Burt Ward, as Robin, the Boy Wonder, delivered some of the most delightfully inane “Holys” during the 1960s television show, Batman. He took a normal observation and turned it into an emphatic declaration. But just adding “holy” and some exaggerated energy doesn’t really mean much. We need to pay attention to this simple truth.
I have no problem with the concept of “holy conference.” I do have a problem with “holy conferencing,” or just about any noun we turn into a gerund (fellowshipping, discipling – or my new least favorite, discipleshiping!) Unfortunately the practice of holy conference (or holy conversation, if you prefer) is more than just a churchy way of talking about difficult topics. Holy conference isn’t a “tool” or a “process” or a “technique.” True holy conference is a way of engagement that is cultivated over time and becomes a normative and accepted way of holding discourse.
The botched attempt at “holy conferencing” at this General Conference should stand as a cautionary tale to United Methodists everywhere. When holy conference is poorly offered as a contrived attempt to make people talk nicely to one another, something is bound to go wrong. What went wrong with our “process?” Here’s a short list:
- Inappropriate use of technology that did not work properly and that provided improper guidance for the process.
- Poor instruction and incomplete explanations how to proceed.
- Inadequate context setting and improper application of circle process.
- Disrespectful use of the “talking stick” (flyswatters, beanie babies, a coffee mug).
- No accountability to basic ground rules and shared agreements.
- Inadequate time and no capacity to allow everyone time to participate.
These are just a few of the many things that didn’t work in our truncated attempt at “holy conference.” No time was given to really introduce and get to know each other beyond name and conference and a superficial question, before launching into the BIG questions. No one was taken to task for violations of even the simplest rule of not interrupting. Those who were “in charge” really didn’t know what they were doing or how to give instructions. And the video feed of Gil Rendle was delayed until it was too little, too late, and as was discussed in our circle, it came across as culturally insensitive.

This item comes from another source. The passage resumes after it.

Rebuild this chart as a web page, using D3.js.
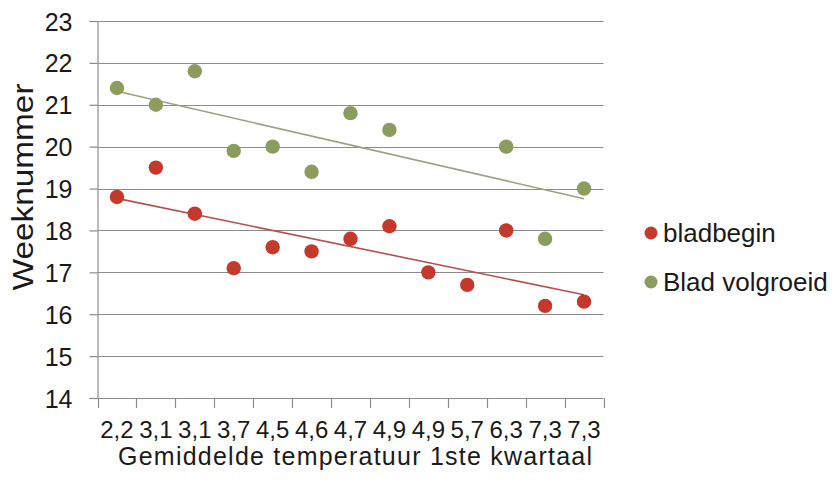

But rather than scrapping the concept as a bad idea, it will be interesting to see if we might learn from this experience (and others – many people have shared horror stories from all across the connection of “holy conferencing” gone wrong…) and reframe holy conference to become a core value of our church. What changes might move us from the unintentionally hurtful and ineffective process we experienced at General Conference and move us to a better place?

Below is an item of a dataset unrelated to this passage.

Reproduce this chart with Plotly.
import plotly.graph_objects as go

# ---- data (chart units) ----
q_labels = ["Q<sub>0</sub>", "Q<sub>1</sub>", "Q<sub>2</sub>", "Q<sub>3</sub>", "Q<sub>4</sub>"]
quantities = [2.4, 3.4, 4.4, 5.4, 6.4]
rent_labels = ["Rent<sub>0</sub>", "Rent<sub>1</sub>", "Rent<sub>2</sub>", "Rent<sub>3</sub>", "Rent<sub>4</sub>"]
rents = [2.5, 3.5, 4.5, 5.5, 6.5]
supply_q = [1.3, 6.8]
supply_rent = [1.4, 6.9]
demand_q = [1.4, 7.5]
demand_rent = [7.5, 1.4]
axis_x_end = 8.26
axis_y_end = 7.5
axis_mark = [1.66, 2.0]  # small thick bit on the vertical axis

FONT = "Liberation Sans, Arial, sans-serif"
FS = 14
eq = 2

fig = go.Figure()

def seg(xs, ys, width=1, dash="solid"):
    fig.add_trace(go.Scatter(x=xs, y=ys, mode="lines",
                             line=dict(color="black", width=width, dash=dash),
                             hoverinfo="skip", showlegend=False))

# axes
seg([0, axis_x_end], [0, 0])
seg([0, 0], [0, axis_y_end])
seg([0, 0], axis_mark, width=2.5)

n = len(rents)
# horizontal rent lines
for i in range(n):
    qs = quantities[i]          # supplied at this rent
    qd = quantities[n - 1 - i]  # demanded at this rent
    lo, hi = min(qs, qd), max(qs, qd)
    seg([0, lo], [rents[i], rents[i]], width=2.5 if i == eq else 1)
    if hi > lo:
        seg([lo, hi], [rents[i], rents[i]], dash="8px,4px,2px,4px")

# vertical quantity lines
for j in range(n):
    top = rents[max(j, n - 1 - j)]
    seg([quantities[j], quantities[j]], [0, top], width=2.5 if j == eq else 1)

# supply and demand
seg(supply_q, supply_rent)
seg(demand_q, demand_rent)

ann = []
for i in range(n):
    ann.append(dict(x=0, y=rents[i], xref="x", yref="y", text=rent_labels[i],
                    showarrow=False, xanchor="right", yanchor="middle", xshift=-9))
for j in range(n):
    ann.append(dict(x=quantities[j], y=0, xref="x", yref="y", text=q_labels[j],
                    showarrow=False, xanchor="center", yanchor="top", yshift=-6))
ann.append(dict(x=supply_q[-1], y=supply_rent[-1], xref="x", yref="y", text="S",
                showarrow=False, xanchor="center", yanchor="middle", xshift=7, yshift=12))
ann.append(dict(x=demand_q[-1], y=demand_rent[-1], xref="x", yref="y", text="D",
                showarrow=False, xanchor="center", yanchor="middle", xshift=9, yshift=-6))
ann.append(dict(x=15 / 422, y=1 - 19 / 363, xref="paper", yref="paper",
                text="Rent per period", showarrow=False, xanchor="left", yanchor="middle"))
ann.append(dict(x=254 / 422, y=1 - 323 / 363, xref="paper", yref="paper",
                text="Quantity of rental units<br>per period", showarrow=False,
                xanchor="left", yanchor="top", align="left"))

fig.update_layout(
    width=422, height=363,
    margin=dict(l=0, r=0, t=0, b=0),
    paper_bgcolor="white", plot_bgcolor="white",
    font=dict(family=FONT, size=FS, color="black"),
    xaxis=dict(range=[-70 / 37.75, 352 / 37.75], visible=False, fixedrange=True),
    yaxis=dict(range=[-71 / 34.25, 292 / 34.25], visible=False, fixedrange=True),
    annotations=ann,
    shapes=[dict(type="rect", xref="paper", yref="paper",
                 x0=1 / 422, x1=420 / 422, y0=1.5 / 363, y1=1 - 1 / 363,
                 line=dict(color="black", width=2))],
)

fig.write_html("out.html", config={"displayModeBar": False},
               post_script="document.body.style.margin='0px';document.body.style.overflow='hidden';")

- Take more time to let people get to know each other.
- Make holy conference a guiding value, and continuously reinforce what it is, why it is important, and how to practice it.

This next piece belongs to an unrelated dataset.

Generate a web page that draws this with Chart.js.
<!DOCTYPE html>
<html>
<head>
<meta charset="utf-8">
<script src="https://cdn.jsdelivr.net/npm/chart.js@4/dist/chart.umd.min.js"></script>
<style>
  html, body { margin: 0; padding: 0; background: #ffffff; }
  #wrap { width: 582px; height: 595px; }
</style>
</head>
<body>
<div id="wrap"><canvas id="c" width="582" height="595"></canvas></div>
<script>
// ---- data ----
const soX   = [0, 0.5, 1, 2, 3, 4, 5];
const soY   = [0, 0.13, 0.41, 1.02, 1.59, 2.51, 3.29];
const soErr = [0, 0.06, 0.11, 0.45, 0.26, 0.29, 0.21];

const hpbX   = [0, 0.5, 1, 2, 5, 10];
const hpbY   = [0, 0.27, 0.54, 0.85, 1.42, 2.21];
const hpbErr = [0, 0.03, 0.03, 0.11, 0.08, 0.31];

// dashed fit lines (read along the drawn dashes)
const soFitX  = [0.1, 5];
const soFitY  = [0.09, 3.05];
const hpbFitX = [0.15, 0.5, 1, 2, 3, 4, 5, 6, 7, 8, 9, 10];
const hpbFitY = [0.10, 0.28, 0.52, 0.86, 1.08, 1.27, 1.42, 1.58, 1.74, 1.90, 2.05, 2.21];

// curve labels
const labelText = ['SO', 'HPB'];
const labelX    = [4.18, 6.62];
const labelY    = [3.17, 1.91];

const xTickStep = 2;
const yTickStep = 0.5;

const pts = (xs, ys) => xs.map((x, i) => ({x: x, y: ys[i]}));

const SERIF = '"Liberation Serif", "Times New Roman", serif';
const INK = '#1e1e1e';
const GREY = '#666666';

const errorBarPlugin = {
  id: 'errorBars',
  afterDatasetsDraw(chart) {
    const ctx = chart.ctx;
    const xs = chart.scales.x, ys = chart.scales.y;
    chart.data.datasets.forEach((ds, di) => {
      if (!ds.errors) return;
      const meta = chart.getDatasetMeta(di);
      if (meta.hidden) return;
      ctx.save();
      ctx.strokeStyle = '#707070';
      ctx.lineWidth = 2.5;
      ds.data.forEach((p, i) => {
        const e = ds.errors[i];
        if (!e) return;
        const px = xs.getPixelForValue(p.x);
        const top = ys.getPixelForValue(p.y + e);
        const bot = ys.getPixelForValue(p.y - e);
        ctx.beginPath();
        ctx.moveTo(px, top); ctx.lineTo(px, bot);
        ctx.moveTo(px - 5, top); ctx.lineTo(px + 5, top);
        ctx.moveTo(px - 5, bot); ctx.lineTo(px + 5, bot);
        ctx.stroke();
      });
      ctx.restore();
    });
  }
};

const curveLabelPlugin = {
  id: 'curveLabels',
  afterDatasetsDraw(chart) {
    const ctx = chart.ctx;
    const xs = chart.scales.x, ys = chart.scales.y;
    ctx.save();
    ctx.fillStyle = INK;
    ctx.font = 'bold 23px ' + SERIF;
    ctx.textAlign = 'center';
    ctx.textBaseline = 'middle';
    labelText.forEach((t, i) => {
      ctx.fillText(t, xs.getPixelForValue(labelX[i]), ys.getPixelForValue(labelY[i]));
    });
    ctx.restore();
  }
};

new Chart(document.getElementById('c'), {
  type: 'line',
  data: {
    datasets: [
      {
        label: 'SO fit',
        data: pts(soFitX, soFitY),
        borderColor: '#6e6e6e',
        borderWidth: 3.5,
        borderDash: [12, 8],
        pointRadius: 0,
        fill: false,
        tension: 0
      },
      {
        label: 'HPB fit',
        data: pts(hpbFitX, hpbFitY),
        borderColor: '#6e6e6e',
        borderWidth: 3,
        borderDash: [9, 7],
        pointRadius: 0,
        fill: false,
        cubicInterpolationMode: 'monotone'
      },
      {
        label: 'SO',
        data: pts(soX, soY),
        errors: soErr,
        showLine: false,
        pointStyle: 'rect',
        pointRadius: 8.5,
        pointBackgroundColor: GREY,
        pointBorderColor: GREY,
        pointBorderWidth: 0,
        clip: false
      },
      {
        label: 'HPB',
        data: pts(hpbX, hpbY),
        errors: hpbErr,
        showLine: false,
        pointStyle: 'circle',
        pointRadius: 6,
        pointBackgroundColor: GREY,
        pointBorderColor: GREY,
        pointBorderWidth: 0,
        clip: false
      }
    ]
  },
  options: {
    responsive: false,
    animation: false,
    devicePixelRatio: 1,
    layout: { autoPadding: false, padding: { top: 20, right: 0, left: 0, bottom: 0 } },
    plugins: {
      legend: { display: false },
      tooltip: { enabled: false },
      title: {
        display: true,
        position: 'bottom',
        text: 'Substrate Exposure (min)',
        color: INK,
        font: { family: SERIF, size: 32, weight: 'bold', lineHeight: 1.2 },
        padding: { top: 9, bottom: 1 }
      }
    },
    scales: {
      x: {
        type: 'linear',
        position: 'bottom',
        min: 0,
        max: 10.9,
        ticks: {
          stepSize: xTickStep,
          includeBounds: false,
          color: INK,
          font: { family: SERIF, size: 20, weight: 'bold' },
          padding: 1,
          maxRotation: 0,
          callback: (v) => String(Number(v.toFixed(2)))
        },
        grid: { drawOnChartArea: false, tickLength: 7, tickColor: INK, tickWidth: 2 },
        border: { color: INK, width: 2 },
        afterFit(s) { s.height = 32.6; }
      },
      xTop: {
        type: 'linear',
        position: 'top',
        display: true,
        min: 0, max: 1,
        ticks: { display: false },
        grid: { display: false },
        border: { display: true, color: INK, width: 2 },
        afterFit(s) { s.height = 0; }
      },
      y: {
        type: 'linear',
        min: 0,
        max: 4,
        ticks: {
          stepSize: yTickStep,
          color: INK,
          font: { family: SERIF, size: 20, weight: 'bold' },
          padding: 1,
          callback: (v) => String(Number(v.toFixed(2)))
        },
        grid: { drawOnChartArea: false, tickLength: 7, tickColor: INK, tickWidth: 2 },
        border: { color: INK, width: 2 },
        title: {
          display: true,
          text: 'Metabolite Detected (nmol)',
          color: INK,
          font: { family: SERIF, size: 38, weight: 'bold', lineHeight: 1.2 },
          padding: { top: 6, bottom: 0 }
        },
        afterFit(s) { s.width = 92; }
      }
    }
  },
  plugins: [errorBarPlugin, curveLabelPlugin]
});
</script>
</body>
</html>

- Make the whole of General Conference a holy conference, rather than making “holy conferencing” an agenda item.
- Model from the top down and the bottom up. Through regular practice in all that we do, holy conference becomes normative.
- Scrap Roberts’ Rules of Order once and for all. Don’t cultivate hypocritical whiplash by jerking people from prayerful, spiritual conversation and taking them into restrictively-structured legislative process.
- Quit making “holy conferencing” a gimmick or technique that “experts” need to lead in order to “do it right.” Help people learn to talk to one another in Christian love – all the time.
The real tragedy of a bad experience with something labeled “holy conferencing” or “holy conversation” is that it makes people more resistant the next time they encounter it. This is too important to do poorly. We must work hard to cultivate respectful, kind, loving, and compassionate encounters for the people called United Methodist. If we are ever to carry a witness to the world of a better way to treat one another, it most likely will start by our ability to speak the truth in love in the church.